--- begin ---
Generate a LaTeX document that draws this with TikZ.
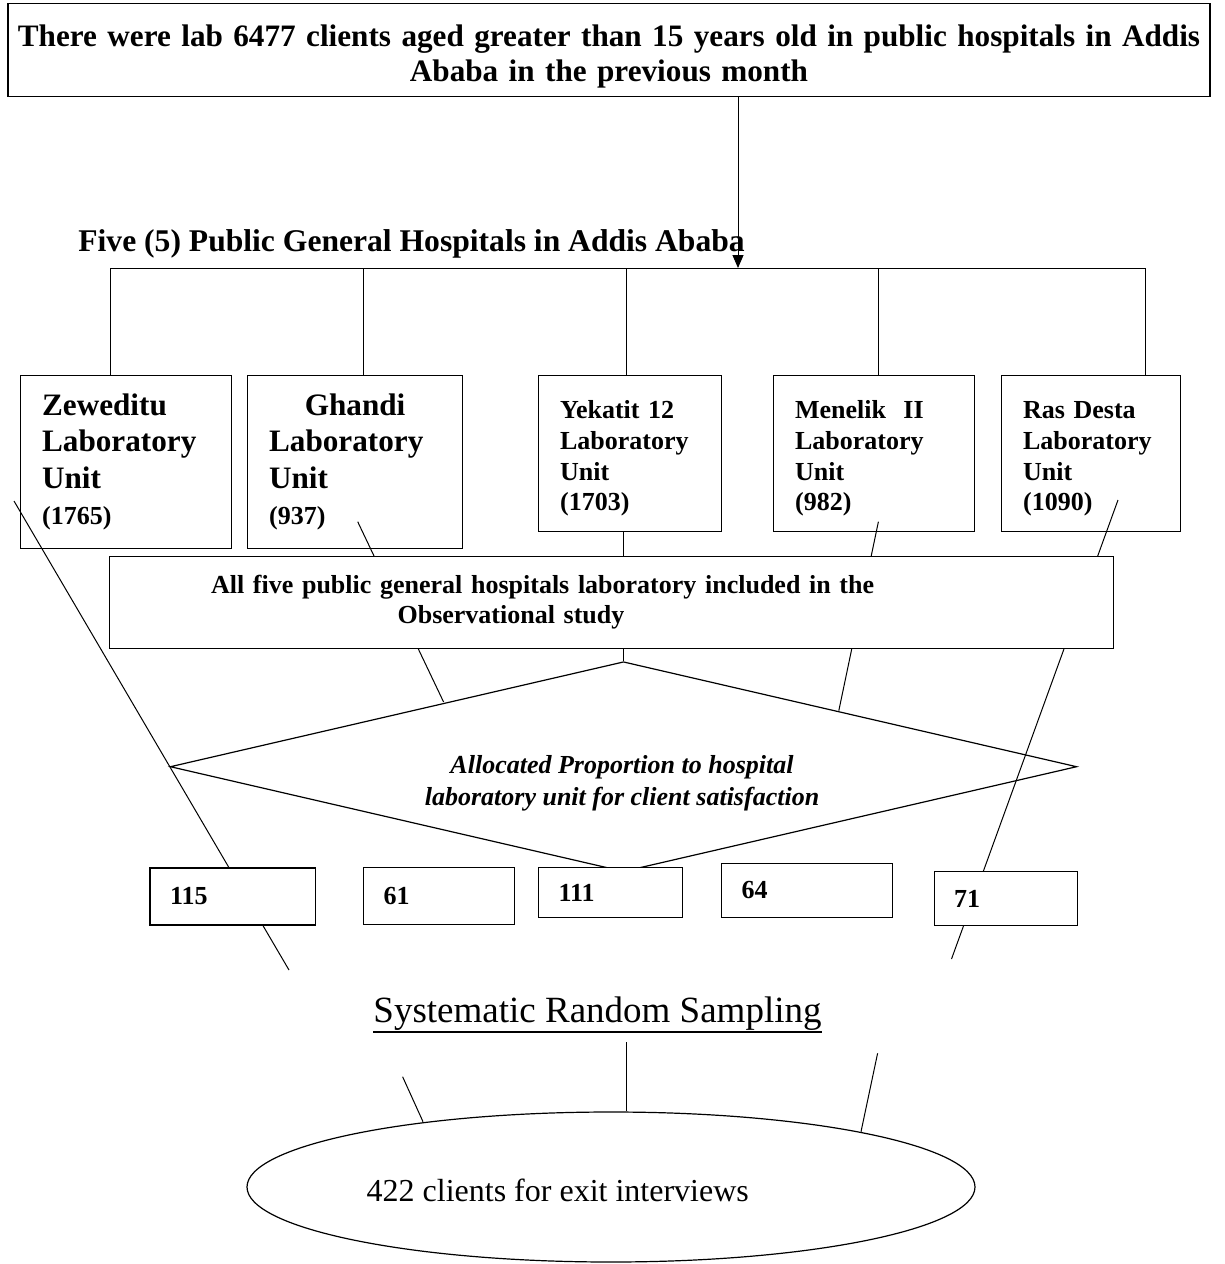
\documentclass[tikz,border=0pt]{standalone}
\usepackage{fontspec}
\setmainfont{Liberation Serif}
\usetikzlibrary{positioning,shapes.geometric,arrows.meta}
\tikzset{
  unitbig/.style={
    rectangle,
    draw=black,line width=0.6pt,
    fill=white,
    anchor=north west,
    inner xsep=10.75pt, inner ysep=0pt,
    align=left,
    minimum height=86.5pt,
    font=\fontsize{15.6}{18.25}\selectfont\bfseries},
  unitsmall/.style={
    unitbig,
    minimum height=78pt,
    execute at begin node={\rule{0pt}{13.9pt}},
    font=\fontsize{13}{15.3}\selectfont\bfseries},
  countbox/.style={
    rectangle,
    draw=black,line width=0.6pt,
    fill=white,
    anchor=north west,
    inner xsep=10pt, inner ysep=0pt,
    align=left,
    font=\fontsize{13}{15}\selectfont\bfseries},
  line/.style = {draw,line width=0.5pt},
}

\begin{document}
\begin{tikzpicture}[x=0.5pt,y=-0.5pt]
  \useasboundingbox (0,0) rectangle (1225,1264);
  % source population
  \node[draw=black,line width=0.8pt,minimum width=601pt,minimum height=46.5pt,
        text width=598pt,inner xsep=1.5pt,inner ysep=0pt,align=center,
        execute at begin node={\rule{0pt}{17.5pt}},
        font=\fontsize{15.6}{17.8}\selectfont\bfseries] (topbox) at (609,50)
        {There were lab 6477 clients aged greater than 15 years old in public hospitals in Addis\\Ababa in the previous month};
  \node[anchor=base west,inner sep=0pt,font=\fontsize{15.8}{18}\selectfont\bfseries] (hospitals) at (78,251)
        {Five (5) Public General Hospitals in Addis Ababa};
  % hospital laboratory units
  \node[unitbig,text width=84pt] (zew) at (20,375)
        {Zeweditu\\Laboratory\\Unit\\{\fontsize{13}{15}\selectfont(1765)}};
  \node[unitbig,text width=86pt] (gha) at (247,375)
        {\makebox[\linewidth]{Ghandi}\\Laboratory\\Unit\\{\fontsize{13}{15}\selectfont(937)}};
  \node[unitsmall,text width=70pt] (yek) at (538,375) {Yekatit 12\\Laboratory\\Unit\\(1703)};
  \node[unitsmall,text width=79pt] (men) at (773,375) {Menelik~~II\\Laboratory\\Unit\\(982)};
  \node[unitsmall,text width=68pt] (ras) at (1001,375) {Ras Desta\\Laboratory\\Unit\\(1090)};
  % bus to the units
  \coordinate (feed) at (738,268);
  \coordinate (tapzew) at (110,268);
  \coordinate (tapgha) at (363,268);
  \coordinate (tapyek) at (626,268);
  \coordinate (tapmen) at (878,268);
  \coordinate (tapras) at (1145,268);
  \draw[line] (tapzew) -- (tapras);
  \foreach \u in {zew,gha,yek,men,ras}
    \draw[line] (tap\u) -- (tap\u |- \u.north);
  \draw[line,-{Triangle[length=6.5pt,width=5.5pt]}] (feed |- topbox.south) -- (feed);
  % lines down through the study
  \coordinate (zewA) at (14,501);
  \coordinate (zewB) at (289,970);
  \coordinate (ghaA) at (357.7,521.7);
  \coordinate (ghaB) at (443.6,702);
  \coordinate (menA) at (878.4,521.7);
  \coordinate (menB) at (838.8,710.7);
  \coordinate (rasA) at (1118,500);
  \coordinate (rasB) at (951.5,959);
  \node[draw=black,line width=0.6pt,diamond,aspect=4.3,minimum width=453.3pt,
        minimum height=105pt,inner sep=0pt] (alloc) at (623.5,766.7) {};
  \draw[line] (zewA) -- (zewB);
  \draw[line] (ghaA) -- (ghaB);
  \draw[line] (menA) -- (menB);
  \draw[line] (rasA) -- (rasB);
  \draw[line] (alloc.north |- yek.south) -- (alloc.north);
  \node[rectangle,draw=black,line width=0.6pt,fill=white,anchor=north west,
        minimum height=46pt,text width=400.5pt,inner xsep=50.75pt,inner ysep=0pt,
        align=left,font=\fontsize{13}{15}\selectfont\bfseries] (allbox) at (109,556)
        {All five public general hospitals laboratory included in the\\\hspace*{93.25pt}Observational study};
  \node[align=center,inner sep=0pt,font=\fontsize{13}{16}\selectfont\bfseries\itshape] (alloctext) at (622,783)
        {Allocated Proportion to hospital\\laboratory unit for client satisfaction};
  % allocated sample sizes
  \node[countbox,text width=62.8pt,minimum height=28.5pt] (n115) at (149.4,867.3) {115};
  \node[countbox,text width=55.5pt,minimum height=28.5pt] (n61) at (363,867) {61};
  \node[countbox,text width=52pt,minimum height=25pt] (n111) at (538,867) {111};
  \node[countbox,text width=65.5pt,minimum height=27pt] (n64) at (721,862.7) {64};
  \node[countbox,text width=51.7pt,minimum height=27pt] (n71) at (933.6,871) {71};
  % sampling and final sample
  \node[anchor=base,inner sep=0pt,font=\fontsize{18.5}{21}\selectfont] (sampling) at (597.5,1022)
        {Systematic Random Sampling};
  \draw[line width=1.2pt] ([yshift=-5pt]sampling.base west) -- ([yshift=-5pt]sampling.base east);
  \node[draw=black,line width=0.6pt,ellipse,minimum width=364pt,minimum height=75pt,inner sep=0pt] (clients) at (611,1187) {};
  \node[anchor=base,inner sep=0pt,font=\fontsize{16}{18}\selectfont] (clientstext) at (557.75,1201.7)
        {422 clients for exit interviews};
  \coordinate (sysC) at (626,1042);
  \coordinate (sysL) at (402.6,1076.7);
  \coordinate (sysLb) at (423,1121.7);
  \coordinate (sysR) at (877.6,1053.3);
  \coordinate (sysRb) at (861,1131.7);
  \draw[line] (sysC) -- (sysC |- clients.north);
  \draw[line] (sysL) -- (sysLb);
  \draw[line] (sysR) -- (sysRb);
\end{tikzpicture}
\end{document}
--- end ---
* **WORK TO BE COMPLETED**
Omit pictures; set down the rest of the material word for word.

* **RESPONSE**
Generate a LaTeX document that draws this with TikZ.
\documentclass[tikz,border=0pt]{standalone}
\usepackage{fontspec}
\setmainfont{Liberation Serif}
\usetikzlibrary{positioning,shapes.geometric,arrows.meta}
\tikzset{
  unitbig/.style={
    rectangle,
    draw=black,line width=0.6pt,
    fill=white,
    anchor=north west,
    inner xsep=10.75pt, inner ysep=0pt,
    align=left,
    minimum height=86.5pt,
    font=\fontsize{15.6}{18.25}\selectfont\bfseries},
  unitsmall/.style={
    unitbig,
    minimum height=78pt,
    execute at begin node={\rule{0pt}{13.9pt}},
    font=\fontsize{13}{15.3}\selectfont\bfseries},
  countbox/.style={
    rectangle,
    draw=black,line width=0.6pt,
    fill=white,
    anchor=north west,
    inner xsep=10pt, inner ysep=0pt,
    align=left,
    font=\fontsize{13}{15}\selectfont\bfseries},
  line/.style = {draw,line width=0.5pt},
}

\begin{document}
\begin{tikzpicture}[x=0.5pt,y=-0.5pt]
  \useasboundingbox (0,0) rectangle (1225,1264);
  % source population
  \node[draw=black,line width=0.8pt,minimum width=601pt,minimum height=46.5pt,
        text width=598pt,inner xsep=1.5pt,inner ysep=0pt,align=center,
        execute at begin node={\rule{0pt}{17.5pt}},
        font=\fontsize{15.6}{17.8}\selectfont\bfseries] (topbox) at (609,50)
        {There were lab 6477 clients aged greater than 15 years old in public hospitals in Addis\\Ababa in the previous month};
  \node[anchor=base west,inner sep=0pt,font=\fontsize{15.8}{18}\selectfont\bfseries] (hospitals) at (78,251)
        {Five (5) Public General Hospitals in Addis Ababa};
  % hospital laboratory units
  \node[unitbig,text width=84pt] (zew) at (20,375)
        {Zeweditu\\Laboratory\\Unit\\{\fontsize{13}{15}\selectfont(1765)}};
  \node[unitbig,text width=86pt] (gha) at (247,375)
        {\makebox[\linewidth]{Ghandi}\\Laboratory\\Unit\\{\fontsize{13}{15}\selectfont(937)}};
  \node[unitsmall,text width=70pt] (yek) at (538,375) {Yekatit 12\\Laboratory\\Unit\\(1703)};
  \node[unitsmall,text width=79pt] (men) at (773,375) {Menelik~~II\\Laboratory\\Unit\\(982)};
  \node[unitsmall,text width=68pt] (ras) at (1001,375) {Ras Desta\\Laboratory\\Unit\\(1090)};
  % bus to the units
  \coordinate (feed) at (738,268);
  \coordinate (tapzew) at (110,268);
  \coordinate (tapgha) at (363,268);
  \coordinate (tapyek) at (626,268);
  \coordinate (tapmen) at (878,268);
  \coordinate (tapras) at (1145,268);
  \draw[line] (tapzew) -- (tapras);
  \foreach \u in {zew,gha,yek,men,ras}
    \draw[line] (tap\u) -- (tap\u |- \u.north);
  \draw[line,-{Triangle[length=6.5pt,width=5.5pt]}] (feed |- topbox.south) -- (feed);
  % lines down through the study
  \coordinate (zewA) at (14,501);
  \coordinate (zewB) at (289,970);
  \coordinate (ghaA) at (357.7,521.7);
  \coordinate (ghaB) at (443.6,702);
  \coordinate (menA) at (878.4,521.7);
  \coordinate (menB) at (838.8,710.7);
  \coordinate (rasA) at (1118,500);
  \coordinate (rasB) at (951.5,959);
  \node[draw=black,line width=0.6pt,diamond,aspect=4.3,minimum width=453.3pt,
        minimum height=105pt,inner sep=0pt] (alloc) at (623.5,766.7) {};
  \draw[line] (zewA) -- (zewB);
  \draw[line] (ghaA) -- (ghaB);
  \draw[line] (menA) -- (menB);
  \draw[line] (rasA) -- (rasB);
  \draw[line] (alloc.north |- yek.south) -- (alloc.north);
  \node[rectangle,draw=black,line width=0.6pt,fill=white,anchor=north west,
        minimum height=46pt,text width=400.5pt,inner xsep=50.75pt,inner ysep=0pt,
        align=left,font=\fontsize{13}{15}\selectfont\bfseries] (allbox) at (109,556)
        {All five public general hospitals laboratory included in the\\\hspace*{93.25pt}Observational study};
  \node[align=center,inner sep=0pt,font=\fontsize{13}{16}\selectfont\bfseries\itshape] (alloctext) at (622,783)
        {Allocated Proportion to hospital\\laboratory unit for client satisfaction};
  % allocated sample sizes
  \node[countbox,text width=62.8pt,minimum height=28.5pt] (n115) at (149.4,867.3) {115};
  \node[countbox,text width=55.5pt,minimum height=28.5pt] (n61) at (363,867) {61};
  \node[countbox,text width=52pt,minimum height=25pt] (n111) at (538,867) {111};
  \node[countbox,text width=65.5pt,minimum height=27pt] (n64) at (721,862.7) {64};
  \node[countbox,text width=51.7pt,minimum height=27pt] (n71) at (933.6,871) {71};
  % sampling and final sample
  \node[anchor=base,inner sep=0pt,font=\fontsize{18.5}{21}\selectfont] (sampling) at (597.5,1022)
        {Systematic Random Sampling};
  \draw[line width=1.2pt] ([yshift=-5pt]sampling.base west) -- ([yshift=-5pt]sampling.base east);
  \node[draw=black,line width=0.6pt,ellipse,minimum width=364pt,minimum height=75pt,inner sep=0pt] (clients) at (611,1187) {};
  \node[anchor=base,inner sep=0pt,font=\fontsize{16}{18}\selectfont] (clientstext) at (557.75,1201.7)
        {422 clients for exit interviews};
  \coordinate (sysC) at (626,1042);
  \coordinate (sysL) at (402.6,1076.7);
  \coordinate (sysLb) at (423,1121.7);
  \coordinate (sysR) at (877.6,1053.3);
  \coordinate (sysRb) at (861,1131.7);
  \draw[line] (sysC) -- (sysC |- clients.north);
  \draw[line] (sysL) -- (sysLb);
  \draw[line] (sysR) -- (sysRb);
\end{tikzpicture}
\end{document}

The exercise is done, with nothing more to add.